FRANKFORT Ky. – While much of the country has been focused on Trump administration scandals, a new report shows Congress has been busy doing Wall Street's bidding.

Since last year, according to the sixth annual report by the group Americans for Financial Reform, the House Financial Services Committee has passed more than six dozen bills to loosen restrictions on the financial industry – with the support of virtually all Republicans and an occasional Democrat.

Report coauthor James Lardner, a senior fellow at the group, cited one bill signed by President Donald Trump in October that allows companies to force consumers who allege fraud into arbitration – and keeping them from filing a class-action lawsuit.

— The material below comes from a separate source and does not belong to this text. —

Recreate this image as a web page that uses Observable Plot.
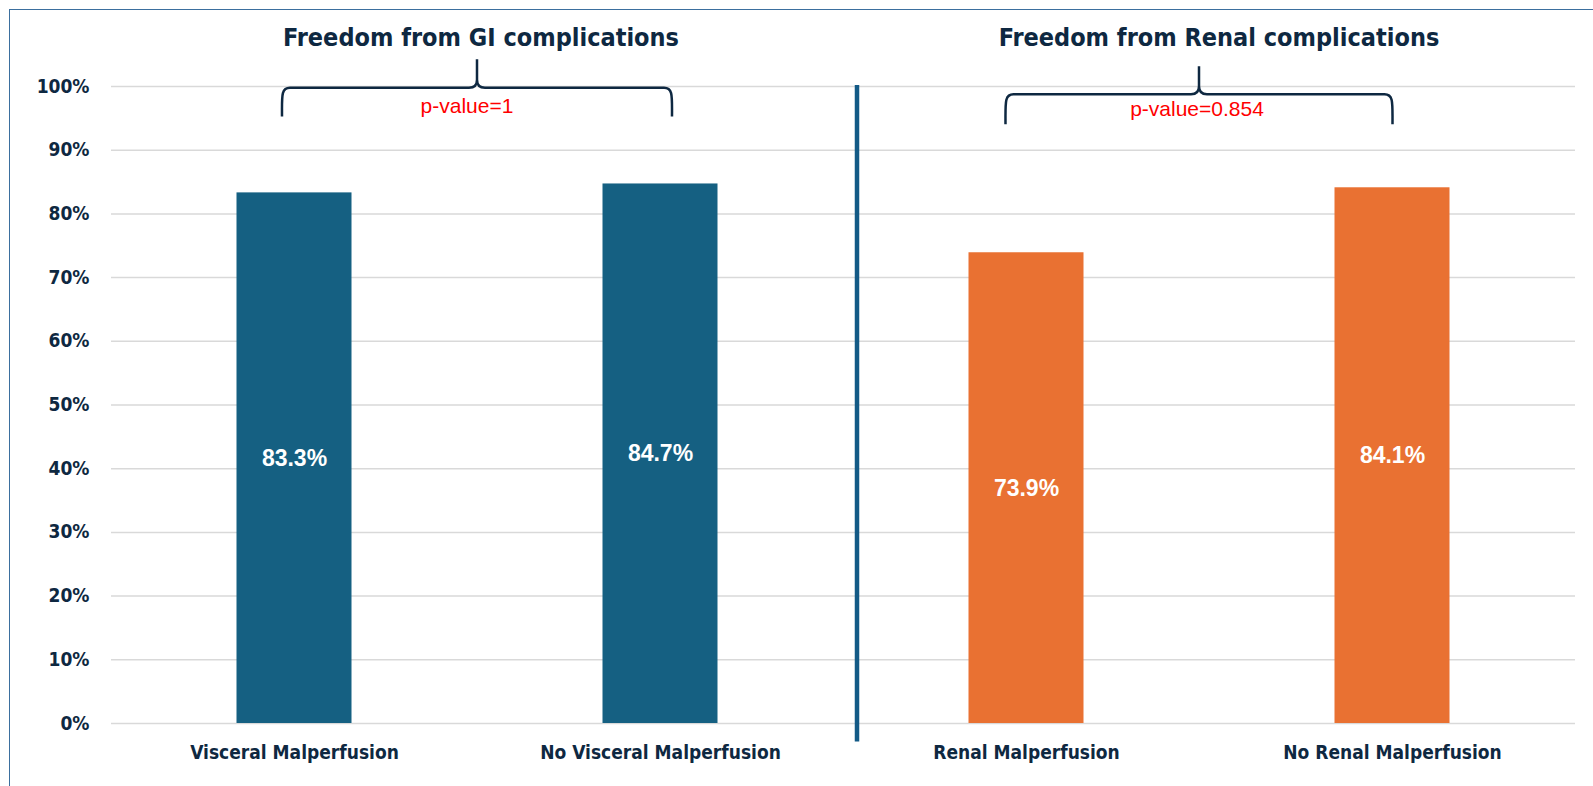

"The result is that, if you're cheated by your credit card company or your student lender, or what have you," Lardner said, they're perfectly entitled to say you're not allowed to go to court, and you're not allowed to band together with other people who've been cheated in the same way."

Lardner said the secrecy of mandatory arbitration allowed Wells Fargo to get away with creating fake accounts for four years. He added that the tax bill greatly benefited Wall Street.

The report found all five of Kentucky's GOP representatives voted for 17 out of 19 anti-consumer bills supported by the financial industry. Wall Street has argued for years that Obama-era banking regulations went too far and restrict the availability of credit.

Recently, the Senate passed Senate Bill 2115, a big financial deregulation package – one that Lardner said takes the heat off many large banks that were part of the crash of 2008.

"And it excuses banks with between $50 billion and $250 billion in assets from some of the sort of automatic scrutiny that big banks were supposed to get after the financial crisis," he said, "to make sure they didn't engage in dangerous, risky practices."

Polls show most voters support more regulation for Wall Street. Nonetheless, the deregulation bill will now go to the U.S. House, where hard-line conservatives have said it doesn't go far enough to lighten the load on banks.

The report is online at ourfinancialsecurity.org.